TASK BRIEF: Take the material below and extract the lines from the one with "Recreate this image" through the one with "from matplotlib.patches import Rectangle", word for word, without pictures.

GIVEN RECORDS:
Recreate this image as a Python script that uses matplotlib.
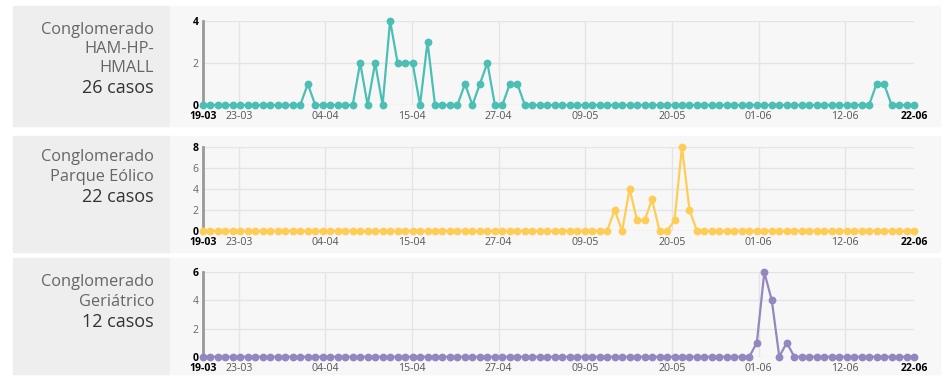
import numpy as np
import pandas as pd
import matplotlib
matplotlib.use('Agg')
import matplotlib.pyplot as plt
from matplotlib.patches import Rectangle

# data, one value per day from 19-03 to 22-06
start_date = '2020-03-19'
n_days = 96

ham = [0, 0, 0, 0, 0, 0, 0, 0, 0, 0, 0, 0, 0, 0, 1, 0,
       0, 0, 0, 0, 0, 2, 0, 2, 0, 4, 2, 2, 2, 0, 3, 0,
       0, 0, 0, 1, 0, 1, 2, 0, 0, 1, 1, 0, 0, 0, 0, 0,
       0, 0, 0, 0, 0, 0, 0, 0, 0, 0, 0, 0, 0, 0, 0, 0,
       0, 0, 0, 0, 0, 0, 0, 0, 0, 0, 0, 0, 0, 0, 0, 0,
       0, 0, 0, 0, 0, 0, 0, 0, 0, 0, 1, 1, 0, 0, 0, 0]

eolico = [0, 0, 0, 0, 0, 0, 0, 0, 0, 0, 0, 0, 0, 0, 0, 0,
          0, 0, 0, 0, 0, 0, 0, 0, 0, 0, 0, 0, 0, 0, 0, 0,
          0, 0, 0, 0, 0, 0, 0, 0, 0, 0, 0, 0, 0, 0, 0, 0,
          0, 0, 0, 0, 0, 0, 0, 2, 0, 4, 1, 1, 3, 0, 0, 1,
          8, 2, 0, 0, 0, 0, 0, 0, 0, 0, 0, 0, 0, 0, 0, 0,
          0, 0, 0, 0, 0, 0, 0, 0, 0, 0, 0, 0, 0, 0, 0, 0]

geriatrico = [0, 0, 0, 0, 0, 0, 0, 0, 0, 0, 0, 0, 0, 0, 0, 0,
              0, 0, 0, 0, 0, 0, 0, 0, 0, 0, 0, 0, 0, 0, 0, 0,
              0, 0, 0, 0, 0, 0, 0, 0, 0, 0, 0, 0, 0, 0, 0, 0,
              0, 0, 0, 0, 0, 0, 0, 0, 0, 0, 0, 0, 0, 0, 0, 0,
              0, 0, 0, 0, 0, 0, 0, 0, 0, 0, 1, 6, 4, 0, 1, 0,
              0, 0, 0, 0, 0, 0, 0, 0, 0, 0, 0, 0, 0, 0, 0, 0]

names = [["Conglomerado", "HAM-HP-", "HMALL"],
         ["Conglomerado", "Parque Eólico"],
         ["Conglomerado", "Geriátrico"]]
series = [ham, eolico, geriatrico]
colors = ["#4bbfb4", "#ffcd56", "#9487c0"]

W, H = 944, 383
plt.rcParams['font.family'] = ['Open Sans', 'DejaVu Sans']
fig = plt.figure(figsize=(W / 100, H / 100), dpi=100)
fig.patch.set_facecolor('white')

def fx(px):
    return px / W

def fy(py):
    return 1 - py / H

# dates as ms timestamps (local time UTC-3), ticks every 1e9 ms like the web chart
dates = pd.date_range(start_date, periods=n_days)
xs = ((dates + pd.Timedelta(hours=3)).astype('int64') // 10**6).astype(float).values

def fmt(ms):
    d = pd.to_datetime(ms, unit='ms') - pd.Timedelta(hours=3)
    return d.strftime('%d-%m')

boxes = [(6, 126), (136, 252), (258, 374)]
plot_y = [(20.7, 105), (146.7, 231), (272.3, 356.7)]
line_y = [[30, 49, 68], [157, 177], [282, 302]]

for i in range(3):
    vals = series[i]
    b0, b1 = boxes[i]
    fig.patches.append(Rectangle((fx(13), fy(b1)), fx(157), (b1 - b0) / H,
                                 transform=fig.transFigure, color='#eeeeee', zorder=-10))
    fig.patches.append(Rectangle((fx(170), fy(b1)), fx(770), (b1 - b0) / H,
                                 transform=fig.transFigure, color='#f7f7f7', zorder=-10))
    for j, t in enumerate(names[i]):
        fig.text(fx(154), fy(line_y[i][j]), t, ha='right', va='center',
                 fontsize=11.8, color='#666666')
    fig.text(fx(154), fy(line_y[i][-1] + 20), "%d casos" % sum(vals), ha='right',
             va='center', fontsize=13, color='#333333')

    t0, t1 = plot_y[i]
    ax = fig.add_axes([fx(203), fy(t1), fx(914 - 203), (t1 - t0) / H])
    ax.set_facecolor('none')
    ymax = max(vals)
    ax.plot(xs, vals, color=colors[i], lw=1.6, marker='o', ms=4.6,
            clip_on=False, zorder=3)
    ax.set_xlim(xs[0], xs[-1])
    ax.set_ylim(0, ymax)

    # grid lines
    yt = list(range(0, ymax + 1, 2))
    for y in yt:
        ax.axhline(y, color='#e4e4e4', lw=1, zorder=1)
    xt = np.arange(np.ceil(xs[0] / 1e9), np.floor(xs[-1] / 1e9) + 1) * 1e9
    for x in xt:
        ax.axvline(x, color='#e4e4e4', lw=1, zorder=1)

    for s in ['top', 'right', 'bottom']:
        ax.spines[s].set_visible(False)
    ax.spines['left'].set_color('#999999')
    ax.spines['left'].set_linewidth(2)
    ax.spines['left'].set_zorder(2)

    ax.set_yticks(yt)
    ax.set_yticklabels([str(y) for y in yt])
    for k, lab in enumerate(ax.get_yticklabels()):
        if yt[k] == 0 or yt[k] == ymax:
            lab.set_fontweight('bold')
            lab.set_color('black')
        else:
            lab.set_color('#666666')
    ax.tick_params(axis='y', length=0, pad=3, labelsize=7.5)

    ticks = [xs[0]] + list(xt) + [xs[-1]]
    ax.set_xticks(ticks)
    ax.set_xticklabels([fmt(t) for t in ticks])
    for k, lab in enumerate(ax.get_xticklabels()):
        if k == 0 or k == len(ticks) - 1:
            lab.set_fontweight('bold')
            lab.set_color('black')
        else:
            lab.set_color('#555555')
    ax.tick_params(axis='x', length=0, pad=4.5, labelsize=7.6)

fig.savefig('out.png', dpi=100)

==

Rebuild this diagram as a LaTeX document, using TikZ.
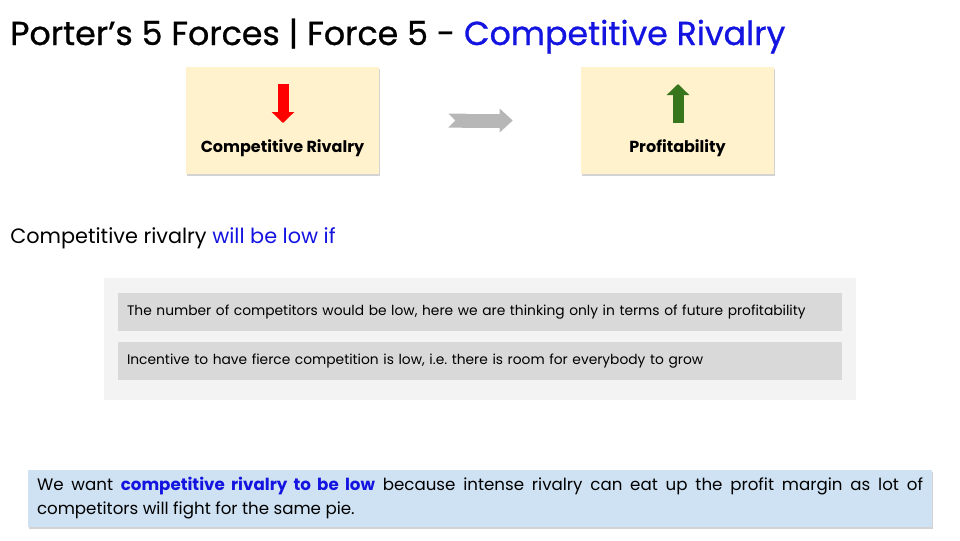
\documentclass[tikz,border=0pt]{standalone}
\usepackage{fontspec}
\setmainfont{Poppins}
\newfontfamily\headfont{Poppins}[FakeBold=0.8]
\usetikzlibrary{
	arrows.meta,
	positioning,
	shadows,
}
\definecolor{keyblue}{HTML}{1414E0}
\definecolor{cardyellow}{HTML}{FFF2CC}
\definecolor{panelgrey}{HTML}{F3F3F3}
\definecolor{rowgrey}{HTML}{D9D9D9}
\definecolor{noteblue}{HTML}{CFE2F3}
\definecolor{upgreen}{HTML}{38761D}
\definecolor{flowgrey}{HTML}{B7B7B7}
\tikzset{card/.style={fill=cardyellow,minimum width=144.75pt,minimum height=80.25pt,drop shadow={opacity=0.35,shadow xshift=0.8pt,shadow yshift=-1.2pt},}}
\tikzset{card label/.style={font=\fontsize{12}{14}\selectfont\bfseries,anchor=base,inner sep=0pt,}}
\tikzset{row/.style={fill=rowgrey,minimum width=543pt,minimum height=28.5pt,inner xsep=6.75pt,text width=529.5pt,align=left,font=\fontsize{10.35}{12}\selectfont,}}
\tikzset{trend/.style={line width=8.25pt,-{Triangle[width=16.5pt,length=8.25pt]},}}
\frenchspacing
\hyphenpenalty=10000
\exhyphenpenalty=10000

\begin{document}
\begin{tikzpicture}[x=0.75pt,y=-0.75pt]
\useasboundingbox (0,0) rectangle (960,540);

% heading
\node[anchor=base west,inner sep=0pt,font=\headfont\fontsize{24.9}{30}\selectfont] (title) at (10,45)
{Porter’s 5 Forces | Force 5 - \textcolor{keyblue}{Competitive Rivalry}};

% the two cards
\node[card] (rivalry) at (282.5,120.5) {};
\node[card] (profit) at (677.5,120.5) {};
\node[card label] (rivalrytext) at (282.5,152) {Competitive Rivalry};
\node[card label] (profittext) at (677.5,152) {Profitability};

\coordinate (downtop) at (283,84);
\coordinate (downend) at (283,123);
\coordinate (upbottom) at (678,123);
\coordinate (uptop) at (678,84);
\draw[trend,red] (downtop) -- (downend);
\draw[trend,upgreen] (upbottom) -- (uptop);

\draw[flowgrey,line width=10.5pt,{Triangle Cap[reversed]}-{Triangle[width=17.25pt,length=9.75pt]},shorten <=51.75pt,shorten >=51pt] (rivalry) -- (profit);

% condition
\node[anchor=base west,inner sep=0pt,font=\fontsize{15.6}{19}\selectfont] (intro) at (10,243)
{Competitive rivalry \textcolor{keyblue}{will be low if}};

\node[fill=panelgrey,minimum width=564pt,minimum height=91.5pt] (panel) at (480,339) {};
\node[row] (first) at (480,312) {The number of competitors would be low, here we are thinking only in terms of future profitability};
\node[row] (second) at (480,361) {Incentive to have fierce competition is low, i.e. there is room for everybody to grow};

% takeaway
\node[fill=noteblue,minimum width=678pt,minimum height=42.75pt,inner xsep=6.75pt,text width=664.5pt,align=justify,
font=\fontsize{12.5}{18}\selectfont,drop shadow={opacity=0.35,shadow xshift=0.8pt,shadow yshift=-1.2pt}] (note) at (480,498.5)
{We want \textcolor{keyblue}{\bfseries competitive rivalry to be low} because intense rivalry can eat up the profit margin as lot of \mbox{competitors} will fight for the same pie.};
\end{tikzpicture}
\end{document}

EXPECTED OUTPUT:
Recreate this image as a Python script that uses matplotlib.
import numpy as np
import pandas as pd
import matplotlib
matplotlib.use('Agg')
import matplotlib.pyplot as plt
from matplotlib.patches import Rectangle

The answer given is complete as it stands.